6. Broader context: prosecutions intersect with partisan narratives and national policy
The choice to bring state racketeering charges and parallel federal conspiracy counts fed national debates about law enforcement’s role in election disputes; critics argue prosecutions risk politicization, while supporters say they are necessary to deter coordinated attacks on democratic processes [1] [3]. Reporting shows changes at the Justice Department and in state prosecutorial offices after 2024 affected enforcement priorities and the viability of such cases [9] [1].
7. What reporting does not say or resolve
Available sources do not mention a final appellate ruling upholding or rejecting the specific legal theory that a president may be criminally indicted solely for political efforts to change an election result independent of other unlawful acts; the sources describe charged theories, dismissals tied to prosecutorial decisions, and DOJ policy constraints rather than a definitive Supreme Court pronouncement resolving immunity or the precise outer limits of criminal liability for a president under state conspiracy laws (not found in current reporting; [5]; [4]; [3]0).

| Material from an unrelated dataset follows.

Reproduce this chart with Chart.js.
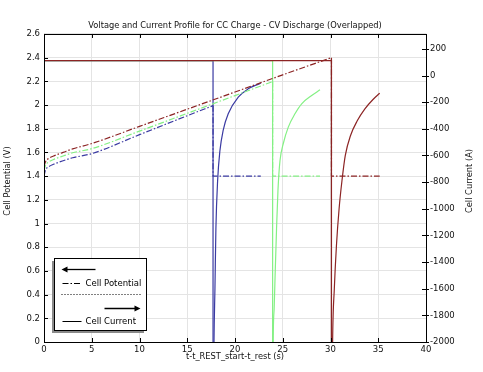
<!DOCTYPE html>
<html>
<head>
<meta charset="utf-8">
<script src="https://cdn.jsdelivr.net/npm/chart.js@4"></script>
<style>
  html, body { margin: 0; padding: 0; background: #fff; }
</style>
</head>
<body>
<canvas id="myChart" width="483" height="372"></canvas>
<script>
// tick labels
var timeTicks = [0, 5, 10, 15, 20, 25, 30, 35, 40];
var potentialTicks = [0, 0.2, 0.4, 0.6, 0.8, 1, 1.2, 1.4, 1.6, 1.8, 2, 2.2, 2.4, 2.6];
var currentTicks = [-2000, -1800, -1600, -1400, -1200, -1000, -800, -600, -400, -200, 0, 200];

// CC charge current (A), same for all three runs
var chargeCurrent = 112;
// CV discharge hold potential (V)
var holdPotential = 1.4;

// run 1 (blue): charge 0 - 17.7 s
var blueChargeT = [0, 0.15, 0.5, 1, 2, 3, 5, 10, 15, 17.7];
var blueChargeV = [1.40, 1.45, 1.48, 1.50, 1.53, 1.555, 1.59, 1.75, 1.91, 1.995];
var blueDisT = [17.7, 17.8, 17.9, 18.0, 18.18, 18.42, 18.76, 19.29, 20.34, 21.38, 22.2, 22.7];
var blueDisI = [-3000, -2000, -1600, -1150, -790, -565, -412, -287, -163, -100, -72, -58];

// run 2 (green): charge 0 - 23.94 s
var greenChargeT = [0, 0.15, 0.5, 1, 2, 3, 5, 10, 15, 20, 23.94];
var greenChargeV = [1.445, 1.49, 1.52, 1.54, 1.57, 1.597, 1.632, 1.78, 1.93, 2.08, 2.198];
var greenDisT = [23.94, 24.0, 24.1, 24.2, 24.35, 24.5, 24.71, 25.05, 25.58, 26.28, 26.98, 28.03, 28.9];
var greenDisI = [-3000, -2000, -1750, -1500, -1150, -860, -640, -512, -387, -287, -212, -150, -107];

// run 3 (brown): charge 0 - 30.1 s
var brownChargeT = [0, 0.15, 0.5, 1, 2, 3, 5, 10, 15, 20, 25, 30.1];
var brownChargeV = [1.48, 1.52, 1.55, 1.57, 1.60, 1.63, 1.675, 1.82, 1.965, 2.11, 2.255, 2.40];
var brownDisT = [30.1, 30.22, 30.4, 30.62, 30.9, 31.2, 31.55, 32.1, 32.8, 33.6, 34.45, 35.15];
var brownDisI = [-3000, -2000, -1600, -1280, -1000, -790, -600, -450, -340, -250, -180, -133];

var runs = [
  { color: '#8c2424', chargeT: brownChargeT, chargeV: brownChargeV, disT: brownDisT, disI: brownDisI },
  { color: '#84f084', chargeT: greenChargeT, chargeV: greenChargeV, disT: greenDisT, disI: greenDisI },
  { color: '#3a3aa2', chargeT: blueChargeT, chargeV: blueChargeV, disT: blueDisT, disI: blueDisI }
];

var dashDot = [6, 2, 1.5, 2];

function zip(xs, ys) {
  return xs.map(function (x, i) { return { x: x, y: ys[i] }; });
}

var datasets = [];
runs.forEach(function (run) {
  var tEnd = run.chargeT[run.chargeT.length - 1];
  var vEnd = run.chargeV[run.chargeV.length - 1];
  var tStop = run.disT[run.disT.length - 1];
  var base = { borderColor: run.color, borderWidth: 1.2, pointRadius: 0 };

  // current: CC step, then the CV discharge response
  datasets.push(Object.assign({}, base, {
    yAxisID: 'y1',
    data: [{ x: 0, y: chargeCurrent }, { x: tEnd, y: chargeCurrent }, { x: tEnd, y: run.disI[0] }]
  }));
  datasets.push(Object.assign({}, base, {
    yAxisID: 'y1',
    cubicInterpolationMode: 'monotone',
    data: zip(run.disT, run.disI)
  }));

  // potential: charge ramp, then the hold
  datasets.push(Object.assign({}, base, {
    yAxisID: 'y',
    borderDash: dashDot,
    cubicInterpolationMode: 'monotone',
    data: zip(run.chargeT, run.chargeV)
  }));
  datasets.push(Object.assign({}, base, {
    yAxisID: 'y',
    borderDash: dashDot,
    data: [{ x: tEnd, y: vEnd }, { x: tEnd, y: holdPotential }, { x: tStop, y: holdPotential }]
  }));
});

var fontFamily = '"DejaVu Sans", sans-serif';
Chart.defaults.font.family = fontFamily;
Chart.defaults.font.size = 8.5;
Chart.defaults.color = '#111';

function plainLabel(v) { return String(v); }

function drawArrow(ctx, x1, x2, y) {
  var dir = x2 > x1 ? 1 : -1;
  ctx.beginPath();
  ctx.moveTo(x1, y);
  ctx.lineTo(x2 - dir * 4, y);
  ctx.lineWidth = 1.3;
  ctx.stroke();
  ctx.beginPath();
  ctx.moveTo(x2, y);
  ctx.lineTo(x2 - dir * 6, y - 3);
  ctx.lineTo(x2 - dir * 6, y + 3);
  ctx.closePath();
  ctx.fill();
}

var frameTicks = {
  id: 'frameTicks',
  afterDraw: function (chart) {
    var ctx = chart.ctx, a = chart.chartArea;
    var sx = chart.scales.x, sy = chart.scales.y, sy1 = chart.scales.y1;
    ctx.save();
    ctx.strokeStyle = '#000';
    ctx.lineWidth = 1;
    ctx.strokeRect(Math.round(a.left) + 0.5, Math.round(a.top) + 0.5,
      Math.round(a.right - a.left), Math.round(a.bottom - a.top));
    ctx.beginPath();
    sx.ticks.forEach(function (t) {
      var px = Math.round(sx.getPixelForValue(t.value)) + 0.5;
      ctx.moveTo(px, a.top); ctx.lineTo(px, a.top + 4);
      ctx.moveTo(px, a.bottom); ctx.lineTo(px, a.bottom - 4);
    });
    sy.ticks.forEach(function (t) {
      var py = Math.round(sy.getPixelForValue(t.value)) + 0.5;
      ctx.moveTo(a.left, py); ctx.lineTo(a.left + 4, py);
    });
    sy1.ticks.forEach(function (t) {
      var py = Math.round(sy1.getPixelForValue(t.value)) + 0.5;
      ctx.moveTo(a.right - 4, py); ctx.lineTo(a.right + 3, py);
    });
    ctx.stroke();

    // axis titles (both read bottom to top)
    ctx.fillStyle = '#111';
    ctx.font = '8.3px ' + fontFamily;
    ctx.textAlign = 'center';
    ctx.textBaseline = 'middle';
    var midY = 181;
    ctx.save();
    ctx.translate(8, midY);
    ctx.rotate(-Math.PI / 2);
    ctx.fillText('Cell Potential (V)', 0, 0);
    ctx.restore();
    ctx.save();
    ctx.translate(470, midY);
    ctx.rotate(-Math.PI / 2);
    ctx.fillText('Cell Current (A)', 0, 0);
    ctx.restore();
    ctx.restore();
  }
};

var legendBox = {
  id: 'legendBox',
  afterDraw: function (chart) {
    var ctx = chart.ctx, a = chart.chartArea;
    var x = Math.round(a.left) + 10.5, y = Math.round(a.bottom) - 83.5, w = 92, h = 72;
    ctx.save();
    ctx.fillStyle = '#8a8a8a';
    ctx.fillRect(x - 2.5, y + 2.5, w, h);
    ctx.fillStyle = '#fff';
    ctx.fillRect(x, y, w, h);
    ctx.strokeStyle = '#000';
    ctx.lineWidth = 1;
    ctx.strokeRect(x, y, w, h);

    ctx.fillStyle = '#000';
    drawArrow(ctx, x + 41, x + 7, y + 11);

    ctx.lineWidth = 1;
    ctx.beginPath();
    ctx.setLineDash(dashDot);
    ctx.moveTo(x + 8, y + 25); ctx.lineTo(x + 27, y + 25);
    ctx.stroke();

    ctx.beginPath();
    ctx.setLineDash([1, 2]);
    ctx.moveTo(x + 7, y + 36); ctx.lineTo(x + 86, y + 36);
    ctx.stroke();
    ctx.setLineDash([]);

    drawArrow(ctx, x + 50, x + 86, y + 50);

    ctx.lineWidth = 1;
    ctx.beginPath();
    ctx.moveTo(x + 8, y + 63); ctx.lineTo(x + 27, y + 63);
    ctx.stroke();

    ctx.font = '8.5px ' + fontFamily;
    ctx.textAlign = 'left';
    ctx.textBaseline = 'middle';
    ctx.fillText('Cell Potential', x + 31, y + 25);
    ctx.fillText('Cell Current', x + 31, y + 63);
    ctx.restore();
  }
};

var gridColor = '#e4e4e4';

new Chart(document.getElementById('myChart'), {
  type: 'line',
  data: { datasets: datasets },
  plugins: [frameTicks, legendBox],
  options: {
    responsive: false,
    animation: false,
    layout: { padding: 0 },
    plugins: {
      legend: { display: false },
      tooltip: { enabled: false },
      title: {
        display: true,
        fullSize: false,
        text: 'Voltage and Current Profile for CC Charge - CV Discharge (Overlapped)',
        color: '#111',
        font: { size: 8.3, weight: 'normal' },
        padding: { top: 21, bottom: 3 }
      }
    },
    scales: {
      x: {
        type: 'linear',
        min: 0,
        max: 40,
        afterBuildTicks: function (s) { s.ticks = timeTicks.map(function (v) { return { value: v }; }); },
        ticks: { padding: 3, maxRotation: 0, callback: plainLabel },
        grid: { color: gridColor, drawTicks: false },
        border: { display: false },
        title: { display: true, text: 't-t_REST_start-t_rest (s)', color: '#111', font: { size: 8.3 }, padding: { top: 0, bottom: 10 } },
        afterFit: function (s) { s.height = 30; }
      },
      y: {
        position: 'left',
        min: 0,
        max: 2.6,
        afterBuildTicks: function (s) { s.ticks = potentialTicks.map(function (v) { return { value: v }; }); },
        ticks: { padding: 4, callback: plainLabel },
        grid: { color: gridColor, drawTicks: false },
        border: { display: false },
        afterFit: function (s) { s.width = 44; }
      },
      y1: {
        position: 'right',
        min: -2000,
        max: 312,
        afterBuildTicks: function (s) { s.ticks = currentTicks.map(function (v) { return { value: v }; }); },
        ticks: { padding: 4, callback: plainLabel },
        grid: { display: false, drawTicks: false },
        border: { display: false },
        afterFit: function (s) { s.width = 57; }
      }
    }
  }
});
</script>
</body>
</html>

Conclusion: State law can be used to charge conspiracies to overturn election results — as Georgia prosecutors demonstrated — and federal statutes have been used in parallel; outcomes depend on evidentiary proofs, legal doctrines like immunity and free speech, and shifting prosecutorial and political circumstances, as documented in the federal indictments and the Georgia proceedings cited above [3] [5] [2] [1].